Lezing “De kartering van het hertogdom Brabant” door Mathieu Franssen.

In de 15e en 16e eeuw veranderde het venster van de Europese mens ingrijpend. Bij deze veranderingen speelde de ontdekking van de boekdrukkunst een belangrijke rol. Bestaande en nieuwe kennis en opvattingen werden daardoor voor veel meer mensen bereikbaar.
In de tweede helft van de 15e eeuw werden voor het eerst gedrukte kaarten uitgegeven.
Ook het hertogdom Brabant werd (langzaam) in kaart gebracht.

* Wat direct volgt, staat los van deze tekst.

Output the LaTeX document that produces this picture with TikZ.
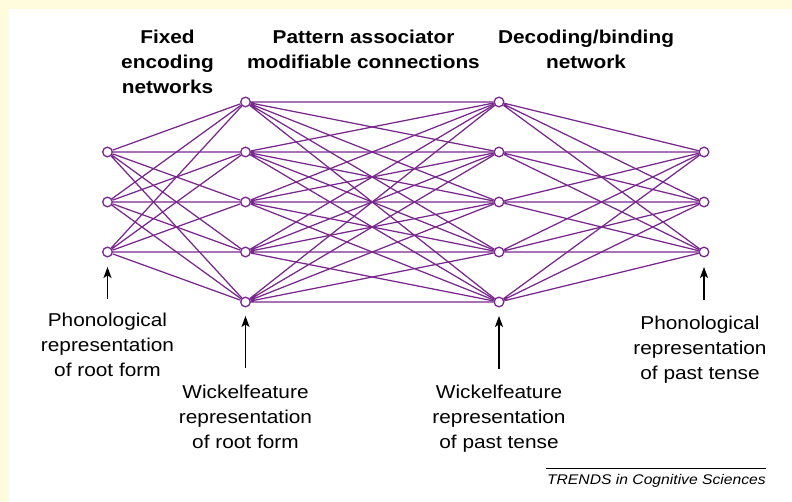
\documentclass[tikz,border=0pt]{standalone}
\usepackage{fontspec}
\setmainfont{Liberation Sans}[FakeStretch=1.12]
\usetikzlibrary{arrows.meta}

\definecolor{netpurple}{RGB}{120,40,140}
\definecolor{panelyellow}{RGB}{255,251,220}

\tikzset{
 unit/.style={circle,draw=netpurple,fill=white,line width=1.3pt,inner sep=0pt,minimum size=9.6pt},
 link/.style={netpurple,line width=1.25pt},
 pointer/.style={-{Stealth[length=11pt,width=8pt,inset=2.5pt]},line width=1.5pt},
 caption/.style={align=center,inner sep=0pt,font=\fontsize{18.6}{25}\selectfont},
 heading/.style={align=center,inner sep=0pt,font=\fontsize{18.6}{25}\selectfont\bfseries}
}

\begin{document}
\begin{tikzpicture}[x=1pt,y=-1pt]
 \useasboundingbox (0,0) rectangle (792,502);
 \fill[panelyellow] (0,0) rectangle (792,502);
 \fill[white] (9,9) rectangle (792,502);
 % units
 \node[unit] (in1) at (107.5,152) {};
 \node[unit] (in2) at (107.5,202) {};
 \node[unit] (in3) at (107.5,252) {};
 \node[unit] (wr1) at (245.5,102) {};
 \node[unit] (wr2) at (245.5,152) {};
 \node[unit] (wr3) at (245.5,202) {};
 \node[unit] (wr4) at (245.5,252) {};
 \node[unit] (wr5) at (245.5,302) {};
 \node[unit] (wp1) at (499,102) {};
 \node[unit] (wp2) at (499,152) {};
 \node[unit] (wp3) at (499,202) {};
 \node[unit] (wp4) at (499,252) {};
 \node[unit] (wp5) at (499,302) {};
 \node[unit] (out1) at (704,152) {};
 \node[unit] (out2) at (704,202) {};
 \node[unit] (out3) at (704,252) {};
 % links
 \draw[link] (in1) -- (wr1) (in1) -- (wr2) (in1) -- (wr3) (in1) -- (wr4) (in1) -- (wr5);
 \draw[link] (in2) -- (wr1) (in2) -- (wr2) (in2) -- (wr3) (in2) -- (wr4) (in2) -- (wr5);
 \draw[link] (in3) -- (wr1) (in3) -- (wr2) (in3) -- (wr3) (in3) -- (wr4) (in3) -- (wr5);
 \draw[link] (wr1) -- (wp1) (wr1) -- (wp2) (wr1) -- (wp3) (wr1) -- (wp4) (wr1) -- (wp5);
 \draw[link] (wr2) -- (wp1) (wr2) -- (wp2) (wr2) -- (wp3) (wr2) -- (wp4) (wr2) -- (wp5);
 \draw[link] (wr3) -- (wp1) (wr3) -- (wp2) (wr3) -- (wp3) (wr3) -- (wp4) (wr3) -- (wp5);
 \draw[link] (wr4) -- (wp1) (wr4) -- (wp2) (wr4) -- (wp3) (wr4) -- (wp4) (wr4) -- (wp5);
 \draw[link] (wr5) -- (wp1) (wr5) -- (wp2) (wr5) -- (wp3) (wr5) -- (wp4) (wr5) -- (wp5);
 \draw[link] (wp1) -- (out1) (wp1) -- (out2) (wp1) -- (out3);
 \draw[link] (wp2) -- (out1) (wp2) -- (out2) (wp2) -- (out3);
 \draw[link] (wp3) -- (out1) (wp3) -- (out2) (wp3) -- (out3);
 \draw[link] (wp4) -- (out1) (wp4) -- (out2) (wp4) -- (out3);
 \draw[link] (wp5) -- (out1) (wp5) -- (out2) (wp5) -- (out3);
 % headings (base = last line)
 \node[heading,anchor=base] (fixed) at (167.5,94) {Fixed\\encoding\\networks};
 \node[heading,anchor=base] (assoc) at (363.5,69) {Pattern associator\\modifiable connections};
 \node[heading,anchor=base] (decode) at (586,69) {Decoding/binding\\network};
 % captions and pointers
 \node[caption,anchor=base] (phonroot) at (107.5,376) {Phonological\\representation\\of root form};
 \node[caption,anchor=base] (wickroot) at (245.5,448) {Wickelfeature\\representation\\of root form};
 \node[caption,anchor=base] (wickpast) at (499,448) {Wickelfeature\\representation\\of past tense};
 \node[caption,anchor=base] (phonpast) at (700,379) {Phonological\\representation\\of past tense};
 \coordinate (p1) at (107.5,299);
 \coordinate (p2) at (245.5,368);
 \coordinate (p3) at (499,369);
 \coordinate (p4) at (704,300);
 \draw[pointer,shorten >=9.5pt] (p1) -- (in3);
 \draw[pointer,shorten >=8.5pt] (p2) -- (wr5);
 \draw[pointer,shorten >=8.5pt] (p3) -- (wp5);
 \draw[pointer,shorten >=9.5pt] (p4) -- (out3);
 % source line
 \node[anchor=base east,inner sep=0pt,font=\fontsize{14}{16}\selectfont\itshape] (trends) at (766,484) {TRENDS in Cognitive Sciences};
 \draw[line width=0.8pt] (546,468) -- (766,468);
\end{tikzpicture}
\end{document}
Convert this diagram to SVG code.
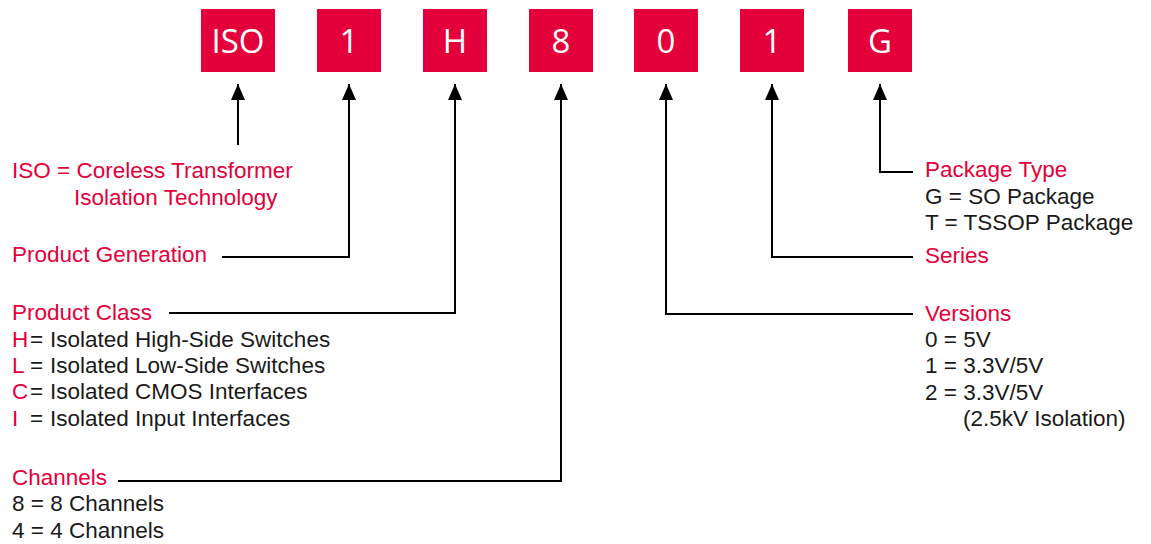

De vorsten en de  economische expansie en algemene wetenschappelijke interesse waren allemaal impulsen voor de ontwikkeling van de cartografie. Vooral de universiteit van Leuven speelde daarbij een belangrijke rol waarbij de studenten  Jacob van Deventer en Gerard Mercator genoemd moeten worden.  Van Jacob van Deventer is een allereerste kaart van het Hertogdom Brabant uit 1536 bekend.
In de ruim 250 jaar tussen de vermelding van een eerste kaart van Brabant van Jacob van Deventer in 1536 en het verdwijnen van het hertogdom in 1795 zijn een groot aantal kaarten van dit gebied gemaakt.

In de lezing gaat Mathieu in op het ontstaan van de kaarten en de decoratieve functie zoals de rijk gedecoreerde kanten. Ook gaat hij in op de landmeettechnieken en productiemethoden en het wisselend verloop van de grenzen. Gedurende twee decennia heeft hij samen met een collega onderzoek naar de kaarten gedaan wat resulteert in zijn boek “Brabantia Ducatus” dat medio 2018 uitkwam. Mathieu Franssen heeft een werkzaam leven in het middelbaar onderwijs achter de rug en was als docent van 1970 tot 2014  in de vakken geschiedenis, staatsinrichting en maatschappijleer  verbonden aan de Pedagogische Academie de Kempenhorst te Oirschot en het Strabrecht College te Geldrop. Momenteel is hij werkzaam als freelance onderzoeker bij de Universiteit van Amsterdam in het historisch-cartobibliografie Explokart project naar de kaarten van het graafschap Vlaanderen.